If you want to serve as a critical handmaiden to the work of creativity, then I think that requires a frankly utilitarian approach, a conscious desire to render service at the points of absence or frustration in ongoing cultural projects. That is certainly what lies behind my own writing about computer games: I am not interested in being seen as an academic specialist in computer games, and legitimated as such, but as an academic whose scholarly experience bootstraps an experience of games to being productively engaged in the act of game design. I want to work within a consciously middlebrow critical practice, like Eric Zimmerman and Katie Salen do in their recent book Rules of Play.

This warms the cockles of my heart, as it expresses a few of the reasons of why I write and talk about game design: to make better games, and to make games better.

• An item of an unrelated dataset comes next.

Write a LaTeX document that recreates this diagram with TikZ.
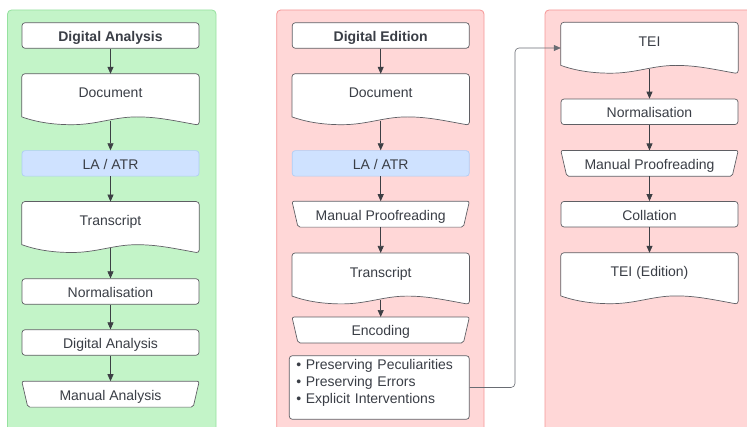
\documentclass[tikz,border=0pt]{standalone}
\usepackage{fontspec}
\setmainfont{Liberation Sans}
\usetikzlibrary{calc,arrows.meta}
\definecolor{greenfill}{RGB}{195,244,200}
\definecolor{greenline}{RGB}{150,225,160}
\definecolor{pinkfill}{RGB}{255,215,215}
\definecolor{pinkline}{RGB}{245,150,150}
\definecolor{bluefill}{RGB}{207,226,255}
\definecolor{blueline}{RGB}{175,205,245}
\definecolor{txt}{RGB}{58,62,70}
\definecolor{edge}{RGB}{95,95,100}
\definecolor{arr}{RGB}{60,63,68}
\definecolor{conn}{RGB}{105,108,115}
\pgfdeclarelayer{panel}
\pgfdeclarelayer{shapes}
\pgfsetlayers{panel,shapes,main}
\tikzset{
  every node/.style={font=\fontsize{14}{17}\selectfont, text=txt},
  basebox/.style={draw=edge, line width=0.7pt, fill=white, rounded corners=3pt,
    minimum width=177pt, minimum height=25.5pt, inner sep=0pt},
  box/.style={basebox, text height=12pt, text depth=0pt},
  lbox/.style={box, fill=bluefill, draw=blueline},
  hbox/.style={box, font=\fontsize{14}{17}\selectfont\bfseries},
  docbox/.style={minimum width=177pt, minimum height=51pt, inner sep=0pt,
    text height=10pt, text depth=13pt},
  trapbox/.style={minimum width=177pt, minimum height=25.5pt, inner sep=0pt,
    text height=12pt, text depth=0pt},
  shapeline/.style={draw=edge, line width=0.7pt, fill=white},
  panelA/.style={fill=greenfill, draw=greenline, line width=0.8pt, rounded corners=4pt},
  panelB/.style={fill=pinkfill, draw=pinkline, line width=0.8pt, rounded corners=4pt},
  flow/.style={draw=arr, line width=0.7pt, -{Triangle[length=7pt,width=6pt]}},
}
\newcommand\docshape[1]{%
  \begin{pgfonlayer}{shapes}
  \filldraw[shapeline] ($(#1.south west)+(0,-8.3)$) [rounded corners=3pt]
    -- (#1.north west) -- (#1.north east) -- (#1.south east) [sharp corners]
    .. controls ($(#1.south west)+(150,-5)$) and ($(#1.south west)+(135,-8.3)$) ..
    ($(#1.south west)+(115,-8.3)$)
    .. controls ($(#1.south west)+(92,-8.3)$) and ($(#1.south west)+(75,-0.5)$) ..
    ($(#1.south west)+(50,-0.5)$)
    .. controls ($(#1.south west)+(28,-0.5)$) and ($(#1.south west)+(12,-4)$) ..
    cycle;
  \end{pgfonlayer}}
\newcommand\trapshape[1]{%
  \begin{pgfonlayer}{shapes}
  \filldraw[shapeline, rounded corners=2pt] (#1.north west) -- (#1.north east)
    -- ($(#1.south east)+(-6,0)$) -- ($(#1.south west)+(6,0)$) -- cycle;
  \end{pgfonlayer}}
\begin{document}
\begin{tikzpicture}[x=1pt,y=-1pt]
\useasboundingbox (0,0) rectangle (747,427);
\begin{pgfonlayer}{panel}
  \begin{scope}
    \clip (0,0) rectangle (747,427);
    \filldraw[panelA] (7.5,10) rectangle (216,445);
    \filldraw[panelB] (276.7,10) rectangle (484,445);
    \filldraw[panelB] (545,10) rectangle (765,445);
  \end{scope}
\end{pgfonlayer}

% Left column
\node[hbox] (h1) at (110.5,35.5) {Digital Analysis};
\node[docbox] (doc1) at (110.5,99.5) {Document};
\node[lbox] (la1) at (110.5,163.4) {LA / ATR};
\node[docbox] (tr1) at (110.5,227.3) {Transcript};
\node[box] (no1) at (110.5,291.5) {Normalisation};
\node[box] (da1) at (110.5,342.5) {Digital Analysis};
\node[trapbox] (ma1) at (110.5,394.2) {Manual Analysis};
\docshape{doc1}\docshape{tr1}\trapshape{ma1}

% Middle column
\node[hbox] (h2) at (380.7,35.5) {Digital Edition};
\node[docbox] (doc2) at (380.7,99.5) {Document};
\node[lbox] (la2) at (380.7,163.4) {LA / ATR};
\node[trapbox] (mp2) at (380.7,214.2) {Manual Proofreading};
\node[docbox] (tr2) at (380.7,278.7) {Transcript};
\node[trapbox] (en2) at (380.7,330) {Encoding};
\node[basebox, minimum width=180pt, minimum height=63.6pt, text width=166pt,
  inner xsep=7pt, align=left, text height=10pt, text depth=45pt]
  (bul) at (379.3,387.5)
  {\textbullet\ Preserving Peculiarities\\\textbullet\ Preserving Errors\\\textbullet\ Explicit Interventions};
\docshape{doc2}\docshape{tr2}\trapshape{mp2}\trapshape{en2}

% Right column
\node[docbox] (tei) at (649.5,48) {TEI};
\node[box] (no3) at (649.5,111.8) {Normalisation};
\node[trapbox] (mp3) at (649.5,163.4) {Manual Proofreading};
\node[box] (co3) at (649.5,214.2) {Collation};
\node[docbox] (te3) at (649.5,278.5) {TEI (Edition)};
\docshape{tei}\trapshape{mp3}\docshape{te3}

% Arrows left
\draw[flow] (h1) -- (doc1);
\draw[flow] ([yshift=4.5pt]doc1.south) -- (la1);
\draw[flow] (la1) -- (tr1);
\draw[flow] ([yshift=4.5pt]tr1.south) -- (no1);
\draw[flow] (no1) -- (da1);
\draw[flow] (da1) -- (ma1);
% Arrows middle
\draw[flow] (h2) -- (doc2);
\draw[flow] ([yshift=4.5pt]doc2.south) -- (la2);
\draw[flow] (la2) -- (mp2);
\draw[flow] (mp2) -- (tr2);
\draw[flow] ([yshift=4.5pt]tr2.south) -- (en2);
% Arrows right
\draw[flow] ([yshift=4.5pt]tei.south) -- (no3);
\draw[flow] (no3) -- (mp3);
\draw[flow] (mp3) -- (co3);
\draw[flow] (co3) -- (te3);
% Connector
\coordinate (bend) at (515,0);
\draw[flow, draw=conn, line width=0.6pt, rounded corners=4pt]
  (bul.east) -| (bend |- tei.west) -- (tei.west);
\end{tikzpicture}
\end{document}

And therefore my occasional impatience when I read something which is not aimed at this goal. I realize that this is unreasonable: other people need not share my objectives, and may have perfectly valid ones of their own. But then I am not a reasonable person.

On the other hand, I am perfectly capable of changing my mind. I would dearly like to see more writing that can help the average game developer, including myself, make better games. If you know of academic writing on games that obviously proves that I am a pig-headed fool, do let me know.

Jockstrap Vienna

Of the many games that have been inspired by GTA3, True Crime: Streets of LA is probably the one that tries to be closest to the original. Suddenly the rivalry has gotten a little less friendly.

(Thanks Kirsten!)

GTA Double Pack Xbox review

IGN has a review of the GTA Double Pack for Xbox. Interestingly, the obligatory-ad-you-must-see-before-the-review was for... the GTA Double Pack for Xbox.

Other than that, the under-the-breath comments from Tommy Vercetti in Vice City and from all the non-playable-characters in both games sound crisp and clear and will be coming from the appropriate direction so the immersion is definitely there. Likewise, the voice acting remains top-notch and is one of the strongest elements of the game.

Our final deadline for our final submission was on a Wednesday. We had to come in on a Thursday to fix some more stuff. Then we had to come in on a Friday to fix those pedestrian comments (in Vice City). So I'm glad somebody is taking note that they sound crisp and clear and are coming from the appropriate direction.

It's interesting to read what people think we changed: it doesn't always correspond to what we did. But it's nice to see Rockstar Vienna mentioned on a regular basis.

We're currently at number 16 (12 yesterday) in the sales charts (for all products, not just games). There's a lot of buzz for these games.